DATA PROVIDED:

————

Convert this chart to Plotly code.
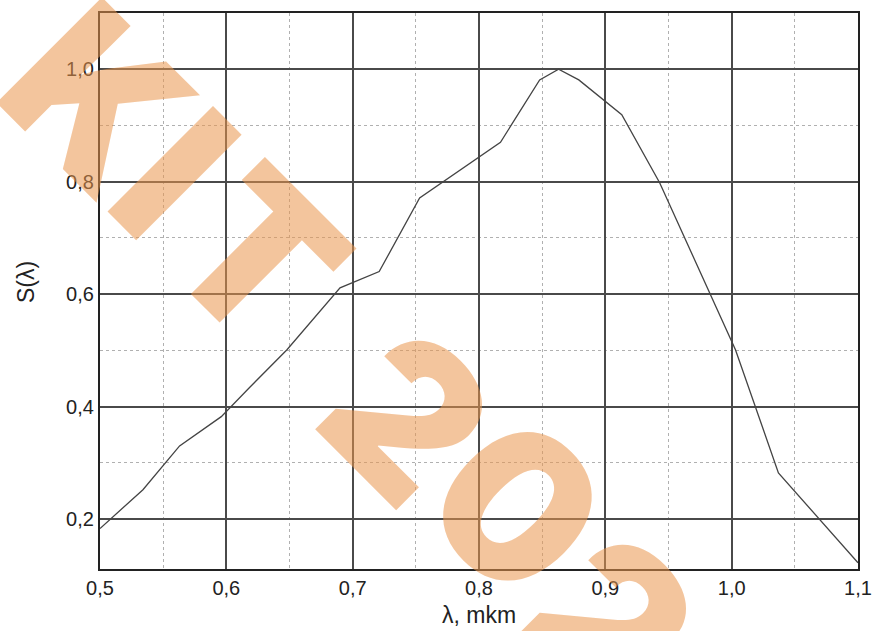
import plotly.graph_objects as go

# spectral sensitivity S(lambda)
wavelength = [0.5, 0.534, 0.563, 0.596, 0.618, 0.648, 0.690, 0.721, 0.753, 0.817,
              0.848, 0.863, 0.879, 0.913, 0.943, 1.003, 1.037, 1.1]
sensitivity = [0.183, 0.252, 0.330, 0.382, 0.433, 0.501, 0.611, 0.640, 0.771, 0.870,
               0.981, 1.000, 0.981, 0.919, 0.798, 0.501, 0.282, 0.122]

x_ticks = [0.5, 0.6, 0.7, 0.8, 0.9, 1.0, 1.1]
y_ticks = [0.2, 0.4, 0.6, 0.8, 1.0]

# watermark characters and their centres (image pixels)
wm_chars = ["K", "I", "T", "2", "0", "2"]
wm_px = [(98, 98), (175, 173), (258, 255), (408, 416), (518, 506), (612, 620)]

W, H = 872, 631
ML, MR, MT, MB = 100, 14, 13, 62
PW, PH = W - ML - MR, H - MT - MB

fig = go.Figure()
fig.add_trace(go.Scatter(
    x=wavelength, y=sensitivity, mode="lines",
    line=dict(color="#444", width=1.3), showlegend=False, hoverinfo="skip"))

FAM = "Liberation Sans, Arial, sans-serif"
axis_font = dict(family=FAM, size=20, color="#222")

fig.update_xaxes(
    range=[0.5, 1.1], tickvals=x_ticks, tickformat=".1f", automargin=False,
    showgrid=True, gridcolor="#4a4a4a", gridwidth=1.5,
    minor=dict(dtick=0.05, tick0=0.5, showgrid=True, gridcolor="#b0b0b0", griddash="dot", gridwidth=1),
    showline=True, linecolor="#222", linewidth=2.2, mirror=True,
    zeroline=False, ticks="", tickfont=axis_font,
)
fig.update_yaxes(
    range=[0.111, 1.1], tickvals=y_ticks, tickformat=".1f", automargin=False,
    showgrid=True, gridcolor="#4a4a4a", gridwidth=1.5,
    minor=dict(dtick=0.1, tick0=0.1, showgrid=True, gridcolor="#b0b0b0", griddash="dot", gridwidth=1),
    showline=True, linecolor="#222", linewidth=2.2, mirror=True,
    zeroline=False, ticks="", tickfont=axis_font,
)

# axis titles
fig.add_annotation(text="S(λ)", xref="paper", yref="paper", x=(26 - ML) / PW, y=(H - MB - 282) / PH,
                   xanchor="center", yanchor="middle", showarrow=False, textangle=-90,
                   font=dict(family=FAM, size=23, color="#222"))
fig.add_annotation(text="λ, mkm", xref="paper", yref="paper", x=0.5, y=(H - MB - 615) / PH,
                   xanchor="center", yanchor="middle", showarrow=False,
                   font=dict(family=FAM, size=23, color="#222"))

for ch, (px, py) in zip(wm_chars, wm_px):
    fig.add_annotation(
        text=ch, xref="paper", yref="paper",
        x=(px - ML) / PW, y=(H - MB - py) / PH,
        xanchor="center", yanchor="middle", showarrow=False, textangle=45,
        font=dict(family="Inter, Lato, DejaVu Sans, sans-serif", size=205, weight=900,
                  color="rgba(233,150,77,0.55)"),
    )

fig.update_layout(
    width=W, height=H, margin=dict(l=ML, r=MR, t=MT, b=MB, autoexpand=False),
    paper_bgcolor="white", plot_bgcolor="white", separators=", ",
)

fig.write_html("out.html", config={"displayModeBar": False},
               post_script="document.body.style.margin='0px';")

————

REQUIREMENTS: Copy the material exactly. Do not include the pictures.

SOLUTION:
Convert this chart to Plotly code.
import plotly.graph_objects as go

# spectral sensitivity S(lambda)
wavelength = [0.5, 0.534, 0.563, 0.596, 0.618, 0.648, 0.690, 0.721, 0.753, 0.817,
              0.848, 0.863, 0.879, 0.913, 0.943, 1.003, 1.037, 1.1]
sensitivity = [0.183, 0.252, 0.330, 0.382, 0.433, 0.501, 0.611, 0.640, 0.771, 0.870,
               0.981, 1.000, 0.981, 0.919, 0.798, 0.501, 0.282, 0.122]

x_ticks = [0.5, 0.6, 0.7, 0.8, 0.9, 1.0, 1.1]
y_ticks = [0.2, 0.4, 0.6, 0.8, 1.0]

# watermark characters and their centres (image pixels)
wm_chars = ["K", "I", "T", "2", "0", "2"]
wm_px = [(98, 98), (175, 173), (258, 255), (408, 416), (518, 506), (612, 620)]

W, H = 872, 631
ML, MR, MT, MB = 100, 14, 13, 62
PW, PH = W - ML - MR, H - MT - MB

fig = go.Figure()
fig.add_trace(go.Scatter(
    x=wavelength, y=sensitivity, mode="lines",
    line=dict(color="#444", width=1.3), showlegend=False, hoverinfo="skip"))

FAM = "Liberation Sans, Arial, sans-serif"
axis_font = dict(family=FAM, size=20, color="#222")

fig.update_xaxes(
    range=[0.5, 1.1], tickvals=x_ticks, tickformat=".1f", automargin=False,
    showgrid=True, gridcolor="#4a4a4a", gridwidth=1.5,
    minor=dict(dtick=0.05, tick0=0.5, showgrid=True, gridcolor="#b0b0b0", griddash="dot", gridwidth=1),
    showline=True, linecolor="#222", linewidth=2.2, mirror=True,
    zeroline=False, ticks="", tickfont=axis_font,
)
fig.update_yaxes(
    range=[0.111, 1.1], tickvals=y_ticks, tickformat=".1f", automargin=False,
    showgrid=True, gridcolor="#4a4a4a", gridwidth=1.5,
    minor=dict(dtick=0.1, tick0=0.1, showgrid=True, gridcolor="#b0b0b0", griddash="dot", gridwidth=1),
    showline=True, linecolor="#222", linewidth=2.2, mirror=True,
    zeroline=False, ticks="", tickfont=axis_font,
)

# axis titles
fig.add_annotation(text="S(λ)", xref="paper", yref="paper", x=(26 - ML) / PW, y=(H - MB - 282) / PH,
                   xanchor="center", yanchor="middle", showarrow=False, textangle=-90,
                   font=dict(family=FAM, size=23, color="#222"))
fig.add_annotation(text="λ, mkm", xref="paper", yref="paper", x=0.5, y=(H - MB - 615) / PH,
                   xanchor="center", yanchor="middle", showarrow=False,
                   font=dict(family=FAM, size=23, color="#222"))

for ch, (px, py) in zip(wm_chars, wm_px):
    fig.add_annotation(
        text=ch, xref="paper", yref="paper",
        x=(px - ML) / PW, y=(H - MB - py) / PH,
        xanchor="center", yanchor="middle", showarrow=False, textangle=45,
        font=dict(family="Inter, Lato, DejaVu Sans, sans-serif", size=205, weight=900,
                  color="rgba(233,150,77,0.55)"),
    )

fig.update_layout(
    width=W, height=H, margin=dict(l=ML, r=MR, t=MT, b=MB, autoexpand=False),
    paper_bgcolor="white", plot_bgcolor="white", separators=", ",
)

fig.write_html("out.html", config={"displayModeBar": False},
               post_script="document.body.style.margin='0px';")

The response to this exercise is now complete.